Tannery's theorem gives a sufficient criterion for the limit of an infinite sum (with respect to an auxiliary parameter) to equal the sum of the pointwise limits. See https://en.wikipedia.org/wiki/Tannery%27s_theorem. It is a special case of the dominated convergence theorem (with the measure chosen to be the counting measure); but we give here a direct proof, in order to avoid some unnecessary hypotheses that appear when specialising the general measure-theoretic result.

theorem tendsto_tsum_of_dominated_convergence {α : Type u_1} {β : Type u_2} {G : Type u_3} {𝓕 : Filter α} [NormedAddCommGroup G] [CompleteSpace G] {f : α → β → G} {g : β → G} {bound : β → ℝ} (h_sum : Summable bound) (hab : ∀ (k : β), Filter.Tendsto (fun (x : α) => f x k) 𝓕 (nhds (g k))) (h_bound : ∀ᶠ (n : α) in 𝓕, ∀ (k : β), ‖f n k‖ ≤ bound k) : Filter.Tendsto (fun (x : α) => ∑' (k : β), f x k) 𝓕 (nhds (∑' (k : β), g k))

Tannery's theorem: topological sums commute with termwise limits, when the norms of the summands are eventually uniformly bounded by a summable function.

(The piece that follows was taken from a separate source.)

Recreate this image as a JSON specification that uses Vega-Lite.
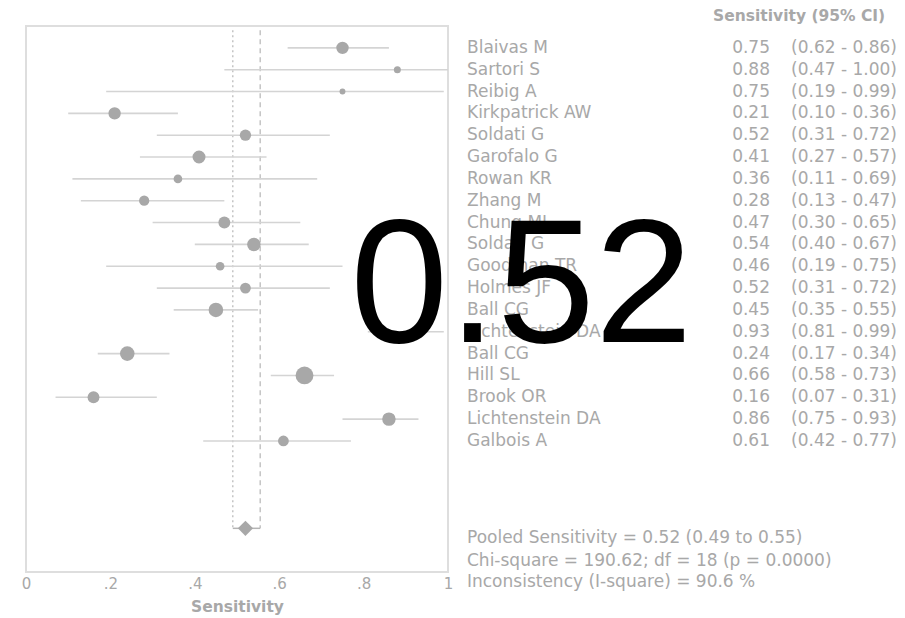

(This is the special case of the Lebesgue dominated convergence theorem for the counting measure on a discrete set. However, we prove it under somewhat weaker assumptions than the general measure-theoretic result, e.g. G is not assumed to be an ℝ-vector space or second countable, and the limit is along an arbitrary filter rather than atTop ℕ.)

See also:

• MeasureTheory.tendsto_integral_of_dominated_convergence (for general integrals, but with more assumptions on G)
• continuous_tsum (continuity of infinite sums in a parameter)